Port Arthur Historic Site: On the Tasman Peninsula, 90 minutes south of Hobart. The best-preserved convict-era site in Australia — a former penal settlement that operated from 1830 to 1877, now a UNESCO World Heritage Site. The setting is beautiful and deeply strange, the history is confronting, and the interpretation is serious. Allow a full day. Evening ghost tours operate year-round.
Bruny Island: A 30-minute drive south of Hobart to Kettering, then a 15-minute ferry crossing. Bruny Island is known for exceptional local produce — oysters, cheese, chocolate, Atlantic salmon — and good coastal walking. The Neck, a narrow isthmus between the two parts of the island, has a penguin colony and good wildlife viewing. Bruny Island Cruises offers a spectacular boat journey around the southern cliffs and sea caves. A very good day trip or overnight stay.
Battery Point: The historic neighbourhood immediately south of Salamanca. Well-preserved colonial-era cottages, narrow streets, a small village square, and the kind of residential character that reminds you Hobart is a real city with people in it. Arthur’s Circus — a ring of small cottages around a shared green — is particularly charming. A good walk before or after dinner at Salamanca.
Cascade Brewery: South of the city at the foot of kunanyi, established in 1824 and the oldest operating brewery in Australia. Tours are available. The setting — a Gothic revival building against the mountain backdrop — is architecturally unusual for a brewery and very photogenic.
Weather: What to Expect
Hobart has a genuine temperate climate — four distinct seasons, cooler than anywhere else in Australia, and genuinely variable at any time of year.
Summer (December–February): Warm and generally pleasant — 18–24°C, long evenings, low humidity. The best beach weather the island offers. Occasional hot days (30°C+), but nothing like the mainland. Busy, with higher accommodation prices.
Autumn (March–May): Excellent. Temperatures dropping through the mid-teens, crisp and clear, autumn colour in the parks and gardens. One of the finest seasons to visit.
Winter (June–August): Cold. Temperatures 4–12°C, frost common, snow on kunanyi. Dark MOFO festival runs in June and brings a particular energy to a city that leans into its winter character rather than apologising for it. Accommodation is significantly cheaper. Bring warm clothing.
Spring (September–November): Variable and fresh. Gardens bloom, the mountain sheds snow from the lower slopes, and the city’s outdoor life resumes. Shoulder season pricing applies.

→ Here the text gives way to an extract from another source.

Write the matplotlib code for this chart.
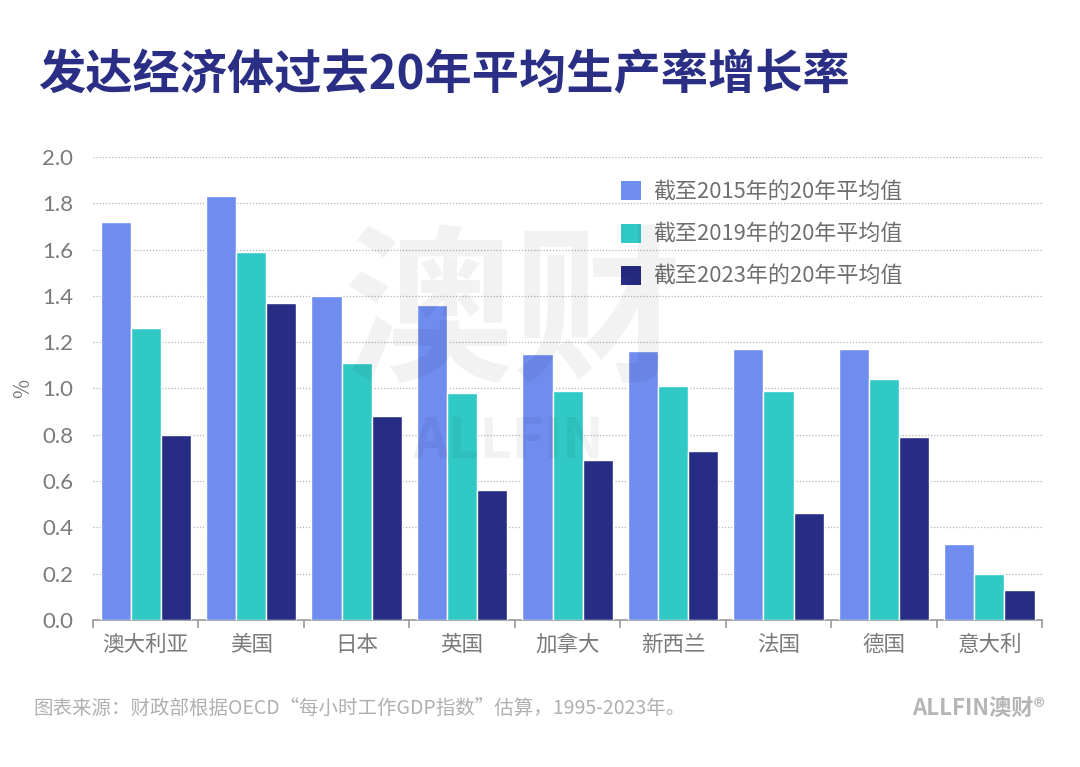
import matplotlib
matplotlib.use("Agg")
import matplotlib.pyplot as plt
import numpy as np
from matplotlib.patches import Patch

plt.rcParams['font.family'] = ['Noto Sans CJK SC', 'DejaVu Sans']

# ---- data ----
countries = ["澳大利亚", "美国", "日本", "英国", "加拿大", "新西兰", "法国", "德国", "意大利"]
avg_2015 = [1.72, 1.83, 1.40, 1.36, 1.15, 1.16, 1.17, 1.17, 0.33]
avg_2019 = [1.26, 1.59, 1.11, 0.98, 0.99, 1.01, 0.99, 1.04, 0.20]
avg_2023 = [0.80, 1.37, 0.88, 0.56, 0.69, 0.73, 0.46, 0.79, 0.13]
series_labels = ["截至2015年的20年平均值", "截至2019年的20年平均值", "截至2023年的20年平均值"]
y_ticks = [0.0, 0.2, 0.4, 0.6, 0.8, 1.0, 1.2, 1.4, 1.6, 1.8, 2.0]

COLORS = ["#6f8cef", "#31c9c6", "#272c84"]
TITLE_C = "#2a2f85"
GREY = "#7a7a7a"

fig = plt.figure(figsize=(10.8, 7.67), dpi=100)
fig.patch.set_facecolor("white")
ax = fig.add_axes([0.086, 0.1917, 0.879, 0.6036])

x = np.arange(len(countries))
w = 0.285
for i, vals in enumerate([avg_2015, avg_2019, avg_2023]):
    ax.bar(x + (i - 1) * w, vals, width=w, color=COLORS[i], edgecolor="white",
           linewidth=1.0, zorder=3, label=series_labels[i])

ax.set_xlim(-0.5, len(countries) - 0.5)
ax.set_ylim(0, 2.0)
ax.set_yticks(y_ticks)
ax.set_yticklabels(["%.1f" % t for t in y_ticks], fontsize=16, color=GREY,
                   family=["Lato", "DejaVu Sans"])
ax.tick_params(axis="y", length=0, pad=14)
ax.grid(axis="y", color="#b5b5b5", linestyle=(0, (1, 1.5)), linewidth=0.9, zorder=0)
ax.set_axisbelow(True)

# category labels centred, tick marks at category boundaries
ax.set_xticks(x)
ax.set_xticklabels(countries, fontsize=15.5, color=GREY)
ax.tick_params(axis="x", length=0, pad=10)
ax.set_xticks(np.arange(len(countries) + 1) - 0.5, minor=True)
ax.tick_params(axis="x", which="minor", length=6, color="#999999", width=1.2)

for s in ["top", "right", "left"]:
    ax.spines[s].set_visible(False)
ax.spines["bottom"].set_color("#999999")
ax.spines["bottom"].set_linewidth(1.2)

ax.set_ylabel("%", fontsize=15, color=GREY, labelpad=6)

handles = [Patch(facecolor=c, label=l) for c, l in zip(COLORS, series_labels)]
ax.legend(handles=handles, loc="upper left", bbox_to_anchor=(0.535, 0.99),
          frameon=False, fontsize=15.8, labelcolor="#6e6e6e",
          handlelength=0.95, handleheight=0.95, handletextpad=0.55,
          labelspacing=0.92)

# faint watermark
fig.text(0.475, 0.585, "澳财", fontsize=122, fontweight="bold", color="#000000",
         alpha=0.05, ha="center", va="center", zorder=10)
fig.text(0.47, 0.425, "ALLFIN", fontsize=40, fontweight="bold", color="#000000",
         alpha=0.05, ha="center", va="center", zorder=10)

fig.text(0.035, 0.902, "发达经济体过去20年平均生产率增长率", fontsize=34,
         fontweight="bold", color=TITLE_C, ha="left", va="center")
fig.text(0.031, 0.076, "图表来源：财政部根据OECD“每小时工作GDP指数”估算，1995-2023年。",
         fontsize=14, color="#b0b0b0", ha="left", va="center")
fig.text(0.968, 0.076, "ALLFIN澳财®", fontsize=16, fontweight="bold",
         color="#b5b5b5", ha="right", va="center")

fig.savefig("out.png", dpi=100, facecolor="white")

Best months: March, April, October, November for comfortable sightseeing. June for Dark MOFO. December–February for summer. No month is genuinely off-limits if you dress appropriately.
Final Word
We have yet to visit Hobart but this is a city that seems to reward visitors who allow it more than a day’s stopover on the way to somewhere else. It is a city of genuine character — shaped by its convict history, its isolation, its artists, and the extraordinary nature that surrounds it on all sides. MONA is the most obvious entry point, and an excellent one, but the real pleasure of Hobart is the accumulation: a morning at the Salamanca Market, an afternoon at MONA, a cold evening in a good restaurant in North Hobart, a drive up the mountain, a ferry to Bruny Island. The southern end of the world, it turns out, is a very fine place to spend a week.